Alternatives: Layer Normalization
Batch normalization’s dependency on batch statistics becomes a genuine problem for architectures processing variable-length sequences (like transformers) or when batch sizes must be very small — Layer Normalization normalizes across the features of a single example instead of across a batch, making it independent of batch size and batch composition entirely. This is why transformer architectures, covered in Transformers, use layer normalization rather than batch normalization as their standard normalization technique.

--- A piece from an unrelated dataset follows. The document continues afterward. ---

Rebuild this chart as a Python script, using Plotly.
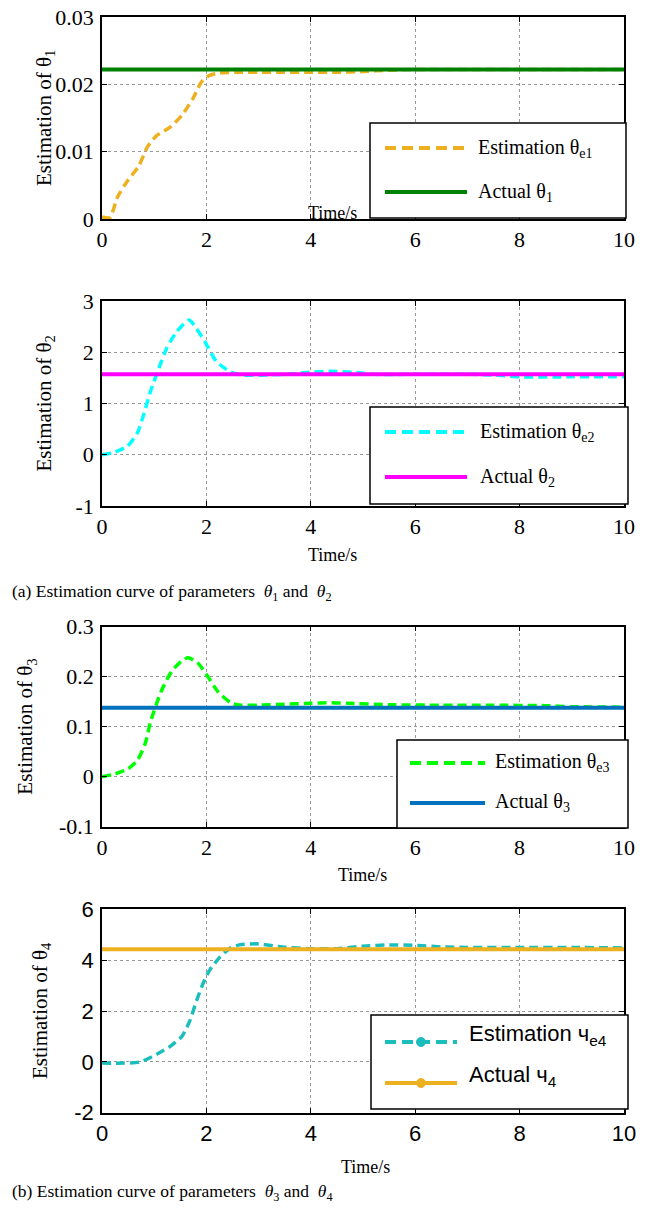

Batch Normalization’s Interaction With Dropout
A subtlety worth knowing: batch normalization and dropout, covered in Dropout, can interact in non-obvious ways when placed close together in the same network — dropout’s random zeroing changes the statistics of the activations batch normalization is trying to normalize, and the specific order of these two layers can measurably affect training stability. Many modern architectures either separate them with other layers in between, or, particularly in transformer-based architectures, forgo dropout in hidden layers largely in favor of layer normalization alone, especially at large training-data scale where dropout’s regularization benefit is less critical. There’s no universally correct ordering — when combining the two, it’s worth explicitly testing rather than assuming a specific arrangement based on textbook diagrams alone.
Summary
| Aspect | Detail |
|---|---|
| What it computes | Normalizes activations to zero mean/unit variance, then applies a learned scale and shift |
| Why it helps | Stabilizes the distribution of inputs to each layer throughout training |
| Training vs. inference | Uses current batch stats in training, running averages in inference — model.eval() matters |
| Key limitation | Less reliable with very small batch sizes |
Batch normalization isn’t a minor optimization trick — it directly addresses the same underlying gradient-flow challenges covered in Vanishing Gradient Problem, and its correct use (especially remembering the train/eval mode distinction) is one of the most practically important details in building reliable deep networks.